A new drug to treat malaria that works in a different way than earlier drugs has worked with a single dose to cure malaria in a mouse model and is headed for human trials soon. It was developed with simple brute force, Edison style, by testing twelve thousand natural chemicals over three years to see if they worked to treat malaria, until they found one that worked.

This is good news because Southeast Asian strains of the disease are developing resistance to existing drugs, including artemisinin, the last widely effective malaria drug. Progress in fighting malaria has been made, never the less, with "wider use of insecticides and bed nets to ward off mosquitoes that carry the disease."

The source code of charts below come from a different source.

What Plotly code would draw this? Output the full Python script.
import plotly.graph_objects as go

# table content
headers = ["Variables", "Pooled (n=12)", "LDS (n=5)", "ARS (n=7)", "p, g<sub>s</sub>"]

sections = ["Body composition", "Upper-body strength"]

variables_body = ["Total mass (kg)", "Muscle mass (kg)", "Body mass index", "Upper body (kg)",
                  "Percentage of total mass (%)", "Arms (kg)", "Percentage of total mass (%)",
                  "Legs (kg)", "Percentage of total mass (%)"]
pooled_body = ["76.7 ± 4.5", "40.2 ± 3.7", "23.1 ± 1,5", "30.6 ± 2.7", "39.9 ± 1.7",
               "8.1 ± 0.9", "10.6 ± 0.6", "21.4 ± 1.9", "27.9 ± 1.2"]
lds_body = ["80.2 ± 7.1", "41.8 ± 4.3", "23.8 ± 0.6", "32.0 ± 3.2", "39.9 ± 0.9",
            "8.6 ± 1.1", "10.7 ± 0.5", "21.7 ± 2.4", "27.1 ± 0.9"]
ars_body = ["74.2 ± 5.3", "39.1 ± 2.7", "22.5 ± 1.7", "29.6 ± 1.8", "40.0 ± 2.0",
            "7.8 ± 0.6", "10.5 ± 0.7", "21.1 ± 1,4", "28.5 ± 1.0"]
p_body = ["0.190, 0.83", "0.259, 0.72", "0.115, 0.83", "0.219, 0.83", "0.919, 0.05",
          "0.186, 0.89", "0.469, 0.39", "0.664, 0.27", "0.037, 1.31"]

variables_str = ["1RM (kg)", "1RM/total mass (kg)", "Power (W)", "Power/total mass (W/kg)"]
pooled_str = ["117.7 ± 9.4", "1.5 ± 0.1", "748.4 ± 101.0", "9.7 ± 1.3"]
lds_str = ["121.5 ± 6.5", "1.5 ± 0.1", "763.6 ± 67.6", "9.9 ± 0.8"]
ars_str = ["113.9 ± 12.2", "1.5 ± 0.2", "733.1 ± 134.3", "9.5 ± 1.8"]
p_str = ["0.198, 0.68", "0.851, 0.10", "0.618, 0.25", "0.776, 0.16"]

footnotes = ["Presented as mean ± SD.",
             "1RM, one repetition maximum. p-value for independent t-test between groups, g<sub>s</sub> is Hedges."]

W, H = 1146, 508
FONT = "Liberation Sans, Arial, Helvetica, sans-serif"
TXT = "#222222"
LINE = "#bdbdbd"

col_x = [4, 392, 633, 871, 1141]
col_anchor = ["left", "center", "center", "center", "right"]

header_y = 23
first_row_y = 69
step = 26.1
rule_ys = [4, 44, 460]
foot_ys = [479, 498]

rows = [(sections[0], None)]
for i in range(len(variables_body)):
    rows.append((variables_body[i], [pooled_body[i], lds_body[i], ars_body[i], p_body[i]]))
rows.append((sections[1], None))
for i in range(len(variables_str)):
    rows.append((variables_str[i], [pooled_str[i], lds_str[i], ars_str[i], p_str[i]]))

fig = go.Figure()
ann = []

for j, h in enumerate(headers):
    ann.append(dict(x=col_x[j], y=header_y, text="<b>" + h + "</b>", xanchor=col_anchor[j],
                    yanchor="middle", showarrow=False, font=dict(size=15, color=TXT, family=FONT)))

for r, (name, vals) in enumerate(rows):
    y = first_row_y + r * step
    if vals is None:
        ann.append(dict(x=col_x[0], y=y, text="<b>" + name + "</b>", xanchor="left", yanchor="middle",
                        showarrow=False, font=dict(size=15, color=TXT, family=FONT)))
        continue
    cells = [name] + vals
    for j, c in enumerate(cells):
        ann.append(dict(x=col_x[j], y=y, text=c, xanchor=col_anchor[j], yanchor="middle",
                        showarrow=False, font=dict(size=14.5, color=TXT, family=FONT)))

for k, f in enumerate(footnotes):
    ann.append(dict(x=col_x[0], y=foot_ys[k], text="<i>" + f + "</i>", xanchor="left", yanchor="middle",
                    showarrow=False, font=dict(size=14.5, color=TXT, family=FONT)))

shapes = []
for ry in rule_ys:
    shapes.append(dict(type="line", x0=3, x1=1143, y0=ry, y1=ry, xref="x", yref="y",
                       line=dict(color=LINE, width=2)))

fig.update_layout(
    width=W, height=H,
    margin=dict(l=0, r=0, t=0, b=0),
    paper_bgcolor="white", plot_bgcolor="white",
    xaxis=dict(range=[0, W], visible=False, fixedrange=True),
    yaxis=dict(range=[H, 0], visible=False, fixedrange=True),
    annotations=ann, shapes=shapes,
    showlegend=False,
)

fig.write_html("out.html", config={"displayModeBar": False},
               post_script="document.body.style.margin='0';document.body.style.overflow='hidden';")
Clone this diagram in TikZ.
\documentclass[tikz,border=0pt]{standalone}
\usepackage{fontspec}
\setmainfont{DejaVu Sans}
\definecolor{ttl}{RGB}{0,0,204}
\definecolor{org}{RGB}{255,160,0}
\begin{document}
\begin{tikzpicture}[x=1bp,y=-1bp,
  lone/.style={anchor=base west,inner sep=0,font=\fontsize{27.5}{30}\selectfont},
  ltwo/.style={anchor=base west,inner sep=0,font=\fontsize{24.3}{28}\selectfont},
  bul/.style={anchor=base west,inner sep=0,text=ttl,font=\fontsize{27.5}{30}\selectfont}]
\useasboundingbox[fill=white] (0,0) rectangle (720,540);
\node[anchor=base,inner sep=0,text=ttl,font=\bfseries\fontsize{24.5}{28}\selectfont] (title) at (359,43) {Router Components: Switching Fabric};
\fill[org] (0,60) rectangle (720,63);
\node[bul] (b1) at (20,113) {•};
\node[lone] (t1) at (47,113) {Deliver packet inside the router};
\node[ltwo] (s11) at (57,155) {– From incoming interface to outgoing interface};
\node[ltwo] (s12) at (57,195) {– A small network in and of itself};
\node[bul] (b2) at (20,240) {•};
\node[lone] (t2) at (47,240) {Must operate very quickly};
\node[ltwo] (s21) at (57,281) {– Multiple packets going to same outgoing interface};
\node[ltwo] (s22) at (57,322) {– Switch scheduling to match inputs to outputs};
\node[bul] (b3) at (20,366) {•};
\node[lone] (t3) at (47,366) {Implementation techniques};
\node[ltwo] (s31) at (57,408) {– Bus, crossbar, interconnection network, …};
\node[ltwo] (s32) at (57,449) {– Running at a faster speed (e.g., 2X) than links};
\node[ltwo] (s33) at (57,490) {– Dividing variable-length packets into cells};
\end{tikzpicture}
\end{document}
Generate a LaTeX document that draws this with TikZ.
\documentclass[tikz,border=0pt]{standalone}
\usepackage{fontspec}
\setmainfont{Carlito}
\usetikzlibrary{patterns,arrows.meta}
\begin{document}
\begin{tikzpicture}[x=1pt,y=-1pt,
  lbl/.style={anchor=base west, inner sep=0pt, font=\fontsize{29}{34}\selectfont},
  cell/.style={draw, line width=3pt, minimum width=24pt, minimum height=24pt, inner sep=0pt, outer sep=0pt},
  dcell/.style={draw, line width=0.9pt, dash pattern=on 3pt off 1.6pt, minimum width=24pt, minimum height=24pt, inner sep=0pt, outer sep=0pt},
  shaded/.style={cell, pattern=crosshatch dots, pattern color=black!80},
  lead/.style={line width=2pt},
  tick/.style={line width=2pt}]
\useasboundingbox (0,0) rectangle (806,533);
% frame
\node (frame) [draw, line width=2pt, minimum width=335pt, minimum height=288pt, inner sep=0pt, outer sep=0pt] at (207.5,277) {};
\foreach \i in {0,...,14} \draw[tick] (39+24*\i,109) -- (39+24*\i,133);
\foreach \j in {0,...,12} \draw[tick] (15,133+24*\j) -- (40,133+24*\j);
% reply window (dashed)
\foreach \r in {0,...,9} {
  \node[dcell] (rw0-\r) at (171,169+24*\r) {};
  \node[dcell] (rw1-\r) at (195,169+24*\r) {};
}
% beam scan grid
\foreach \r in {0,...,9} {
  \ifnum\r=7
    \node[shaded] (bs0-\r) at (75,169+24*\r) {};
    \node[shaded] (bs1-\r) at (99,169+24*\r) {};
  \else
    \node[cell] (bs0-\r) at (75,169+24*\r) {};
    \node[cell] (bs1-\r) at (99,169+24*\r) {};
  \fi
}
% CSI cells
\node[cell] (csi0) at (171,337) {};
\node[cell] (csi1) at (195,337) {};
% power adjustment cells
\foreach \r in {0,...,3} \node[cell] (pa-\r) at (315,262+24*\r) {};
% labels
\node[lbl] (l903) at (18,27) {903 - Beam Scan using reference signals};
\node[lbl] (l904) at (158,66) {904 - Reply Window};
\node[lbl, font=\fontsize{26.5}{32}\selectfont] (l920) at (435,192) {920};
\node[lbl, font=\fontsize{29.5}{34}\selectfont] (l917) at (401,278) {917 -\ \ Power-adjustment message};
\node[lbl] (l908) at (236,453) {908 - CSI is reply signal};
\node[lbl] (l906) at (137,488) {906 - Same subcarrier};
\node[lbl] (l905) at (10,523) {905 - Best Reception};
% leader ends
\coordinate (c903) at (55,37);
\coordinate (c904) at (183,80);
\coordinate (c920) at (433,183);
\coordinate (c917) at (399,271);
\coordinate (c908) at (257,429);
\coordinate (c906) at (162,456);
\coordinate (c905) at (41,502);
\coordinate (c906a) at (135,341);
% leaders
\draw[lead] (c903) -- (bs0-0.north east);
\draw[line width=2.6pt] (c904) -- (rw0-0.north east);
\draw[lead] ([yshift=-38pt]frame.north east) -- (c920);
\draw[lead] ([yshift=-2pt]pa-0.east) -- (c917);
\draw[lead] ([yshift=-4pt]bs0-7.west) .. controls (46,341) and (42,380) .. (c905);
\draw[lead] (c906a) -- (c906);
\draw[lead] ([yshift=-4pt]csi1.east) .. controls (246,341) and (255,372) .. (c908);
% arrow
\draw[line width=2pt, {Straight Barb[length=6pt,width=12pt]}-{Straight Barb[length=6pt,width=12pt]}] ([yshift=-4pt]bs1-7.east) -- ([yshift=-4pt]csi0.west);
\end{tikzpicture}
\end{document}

[A]rtemisinin . . . is the mainstay of combination therapy for as many as 100 million patients world-wide. Resistance has already rendered some older therapies less effective. . . . The malaria parasite can cause fever, joint pain and death. Last year, there were an estimated 240 million cases of malaria. Of total deaths, 91% occurred in Africa and 85% were children under the age of five . . . . In 2009, malaria deaths world-wide fell to 836,000 from more than one million a few years earlier, including declines in Eritrea, Rwanda, Zambia and Zanzibar. Over the past decade, malaria cases have fallen in nine countries in Africa and in 29 elsewhere.


Malaria is the third deadliest infectious disease that kills young people in the world after AIDS and tuberculosis. "Malaria was almost eradicated 30 years ago; now it is on the rise again."

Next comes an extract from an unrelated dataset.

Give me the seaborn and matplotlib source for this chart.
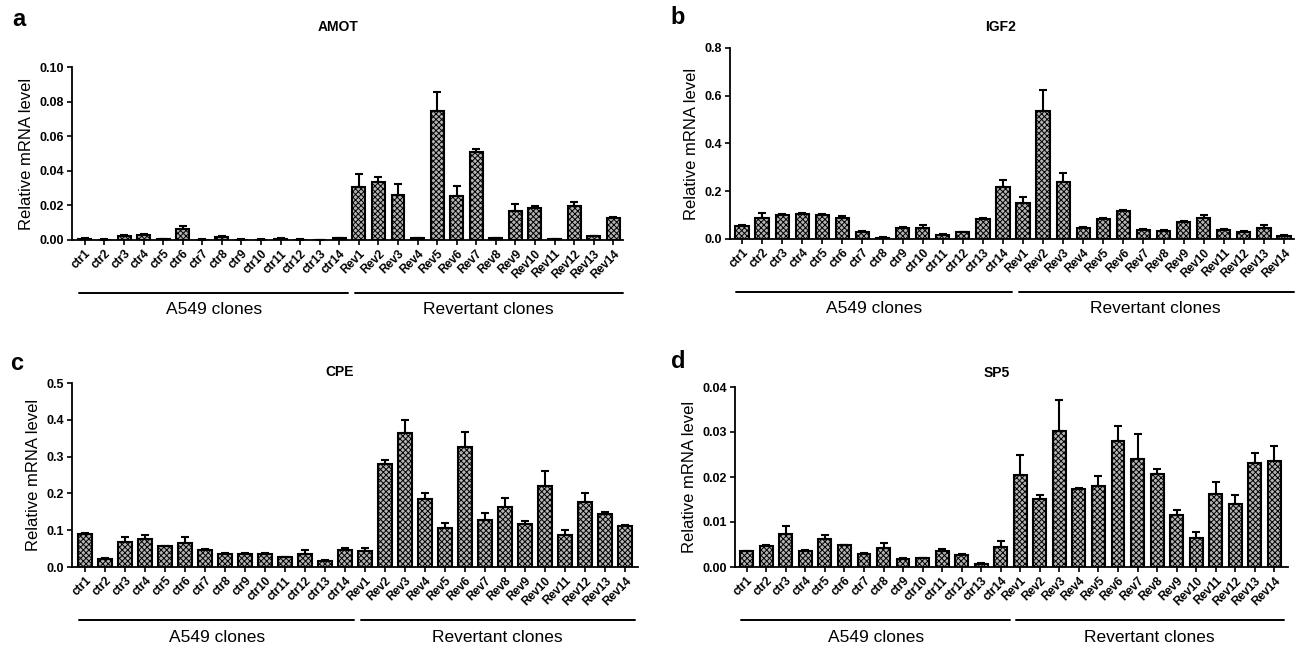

General measures to prevent diseases spread by flying insects make sense in Africa and tropical Asia, however, even if new drugs can be effective against malaria. These include: African Trypanosomiasis (“sleeping sickness”), which is spread by the tsetse fly; dengue fever, spread through the bite of the Aedes aegypti mosquito; leishmaniasis, a disease spread by the bite of the sandfly; and Japanese encephalitis, a highly lethal mosquito-borne disease endemic in Asia.

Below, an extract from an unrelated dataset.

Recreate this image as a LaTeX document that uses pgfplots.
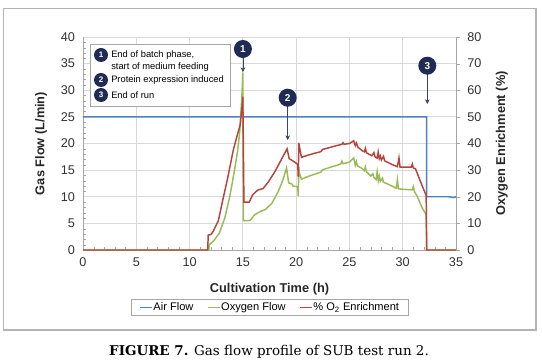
\documentclass[border=0pt]{standalone}
\usepackage{pgfplots}
\pgfplotsset{compat=1.18}
\usepackage{fontspec}
\setmainfont{Liberation Sans}
\newfontfamily\capfont{DejaVu Serif}
\usetikzlibrary{arrows.meta}
\definecolor{airblue}{HTML}{4F81BD}
\definecolor{oxgreen}{HTML}{9BBB59}
\definecolor{enred}{HTML}{B5443C}
\definecolor{navy}{HTML}{1F2A55}
\definecolor{framegray}{HTML}{B4B4B4}
\definecolor{gridgray}{HTML}{D9D9D9}
\definecolor{axgray}{HTML}{A6A6A6}
\pgfplotsset{
  common/.style={
    at={(62.25pt,-187.5pt)}, anchor=south west,
    scale only axis, width=279.75pt, height=159.75pt,
    xmin=0, xmax=35,
    /pgf/number format/assume math mode=true,
    tick label style={font=\fontsize{9.5}{11}\selectfont, text=black!80},
    label style={font=\bfseries\fontsize{9.6}{11}\selectfont, text=black!85},
  },
  limg/.style={legend image code/.code={\draw[#1, line width=1.1pt] (0pt,0pt) -- (9pt,0pt);}},
}
\begin{document}
\begin{tikzpicture}[x=0.75pt,y=-0.75pt]
\path[use as bounding box] (0,0) rectangle (542,363);
\fill[white] (0,0) rectangle (542,363);
\draw[framegray, line width=1pt] (3.5,8.5) rectangle (536,330);
\begin{axis}[common,
  ymin=0, ymax=40,
  xtick={0,5,...,35}, ytick={0,5,...,40},
  minor x tick num=4, minor y tick num=4,
  axis x line*=bottom, axis y line*=left,
  axis line style={axgray},
  grid=major, major grid style={gridgray, line width=0.6pt},
  tick align=inside, major tick length=0pt, minor tick length=2.5pt,
  minor tick style={axgray},
  xticklabel style={yshift=-2pt},
  yticklabel style={xshift=-2.5pt},
  xlabel={Cultivation Time (h)}, ylabel={Gas Flow (L/min)},
  xlabel style={yshift=-6pt}, ylabel style={yshift=3.6pt},
]
\addplot[airblue, line width=1.1pt] coordinates {
(0,25) (32.25,25) (32.25,10) (34.3,10) (34.6,9.9) (34.85,9.9) (35,10)};
\addplot[oxgreen, line width=1.1pt] coordinates {
(0,0) (11.8,0) (11.85,1.0) (12.3,1.8) (12.8,3.2) (13.3,6.0) (13.75,9.8) (14.2,14.8)
(14.5,18.5) (14.7,22) (14.9,28.5) (15.0,33.3) (15.05,5.5) (15.5,5.5) (15.7,5.6)
(16.1,6.6) (16.6,7.2) (17.1,7.6) (17.7,8.7) (18.3,10.9) (18.75,13.1) (19.1,15.4)
(19.3,12.6) (19.6,12.4) (19.7,12.0) (20.05,11.9) (20.15,11.7) (20.2,10.1) (20.25,15.6)
(20.3,14.5) (20.5,13.3) (21.1,13.8) (21.7,14.2) (22.3,14.6) (22.5,15.1) (22.7,15.2)
(23.3,15.6) (24.0,16.0) (24.2,16.2) (24.3,16.7) (24.4,16.2) (25.0,16.5) (25.4,17.3)
(25.55,15.9) (25.65,16.6) (25.75,15.8) (26.2,15.3) (26.4,14.9) (26.5,15.6) (26.6,14.7)
(27.0,13.9) (27.2,14.3) (27.3,13.6) (27.5,13.2) (27.6,14.7) (27.7,13.0) (27.8,13.9)
(27.9,12.9) (28.1,13.5) (28.2,12.7) (28.6,12.4) (29.2,11.8) (29.4,11.6) (29.5,13.2)
(29.6,11.5) (30.0,11.4) (30.9,11.3) (31.0,11.9) (31.1,11.0) (31.4,9.9) (31.8,8.0)
(32.2,6.6) (32.25,0) (35,0)};
\end{axis}
\begin{axis}[common,
  ymin=0, ymax=80, ytick={0,10,...,80},
  axis x line=none, axis y line*=right,
  axis line style={axgray},
  tick align=outside, major tick length=3pt, ytick style={axgray},
  yticklabel style={xshift=2pt},
  ylabel={Oxygen Enrichment (\%)}, ylabel style={yshift=-4pt},
  legend columns=3,
  legend style={at={(0.5,-0.232)}, anchor=north, draw=none, name=leg,
    font=\fontsize{8.3}{9.5}\selectfont, inner xsep=6pt, inner ysep=1.5pt,
    nodes={inner sep=0.6pt},
    /tikz/every even column/.append style={column sep=9.5pt}},
  legend cell align=left,
]
\addlegendimage{legend image code/.code={\draw[airblue, line width=1.1pt] (0pt,0pt) -- (9pt,0pt);}}
\addlegendentry{Air Flow}
\addlegendimage{legend image code/.code={\draw[oxgreen, line width=1.1pt] (0pt,0pt) -- (9pt,0pt);}}
\addlegendentry{Oxygen Flow}
\addplot[enred, line width=1.1pt,
  legend image code/.code={\draw[enred, line width=1.1pt] (0pt,0pt) -- (9pt,0pt);}] coordinates {
(0,0) (11.7,0) (11.75,5.6) (12.0,5.8) (12.2,6.9) (12.7,11) (13.1,18.5) (13.6,27.5)
(14.1,37.5) (14.5,43.5) (14.75,47) (14.9,53) (15.0,57.6) (15.1,18) (15.6,18) (15.9,20.6)
(16.2,21.8) (16.4,22.5) (16.9,23.1) (17.4,25.6) (18.0,29.4) (18.75,35) (19.15,38.0)
(19.35,34.3) (19.8,33.2) (20.1,32.3) (20.15,32) (20.2,27.5) (20.25,40.2) (20.35,38)
(20.5,34.8) (21.1,35.6) (21.7,36.3) (22.3,36.9) (22.5,37.8) (22.8,38.1) (23.6,39)
(24.3,39.7) (24.4,40.3) (24.5,39.7) (25.0,40.0) (25.4,41.0) (25.55,39.2) (25.65,40.2)
(25.8,38.6) (26.2,37.3) (26.4,36.9) (26.5,38.2) (26.6,36.5) (27.1,35.4) (27.3,36.6)
(27.4,35.0) (27.6,34.5) (27.7,36.8) (27.8,34.3) (27.9,35.3) (28.0,33.8) (28.2,35.2)
(28.3,33.5) (29.0,32.1) (29.5,31.3) (29.65,34.6) (29.75,31.1) (30.8,31.1) (30.9,32.3)
(31.0,30.8) (31.2,30.5) (31.5,27.4) (31.9,23.4) (32.2,20.5) (32.25,0) (35,0)};
\addlegendentry{\% O\textsubscript{2} Enrichment}
\end{axis}
\draw[axgray, line width=0.6pt] (leg.south west) rectangle (leg.north east);
% annotation box
\draw[axgray, fill=white, line width=0.6pt] (90,44) rectangle (230,106);
\tikzset{num/.style={circle, fill=navy, text=white, inner sep=0pt, minimum size=#1,
  font=\bfseries\fontsize{6}{6}\selectfont}}
\node[num=10.5] at (101,55) {1};
\node[num=10.5] at (101,80) {2};
\node[num=10.5] at (101,95) {3};
\begin{scope}[every node/.style={anchor=west, inner sep=0pt, font=\fontsize{7}{8}\selectfont}]
\node at (111,55) {End of batch phase,};
\node at (111,67) {start of medium feeding};
\node at (111,80) {Protein expression induced};
\node at (111,95) {End of run};
\end{scope}
% markers with arrows
\tikzset{arr/.style={draw=navy!70!gray, line width=0.5pt, -{Stealth[length=3.5pt,width=3.5pt,fill=navy]}}}
\draw[arr] (242.9,56) -- (242.9,72);
\node[num=13.5, font=\bfseries\fontsize{7.5}{7.5}\selectfont] at (242.9,49) {1};
\draw[arr] (287.7,104) -- (287.7,140);
\node[num=13.5, font=\bfseries\fontsize{7.5}{7.5}\selectfont] at (287.7,97.7) {2};
\draw[arr] (427.3,72) -- (427.3,104);
\node[num=13.5, font=\bfseries\fontsize{7.5}{7.5}\selectfont] at (427.3,65.7) {3};
% caption
\node[font=\capfont\fontsize{10.1}{12}\selectfont, inner sep=0pt] at (269,352)
  {\textbf{FIGURE 7.} Gas flow profile of SUB test run 2.};
\end{tikzpicture}
\end{document}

Influenza is a major infectious disease killer as well (not generally via insect bites), but like deaths from accidental falls and pneumonia, predominantly kills those who are elderly, and to a lesser extent, younger people who have compromised immune systems. Thus, while it is a common proximate cause of death, it is generally only fatal in people who are especially vulnerable to it for some other reason.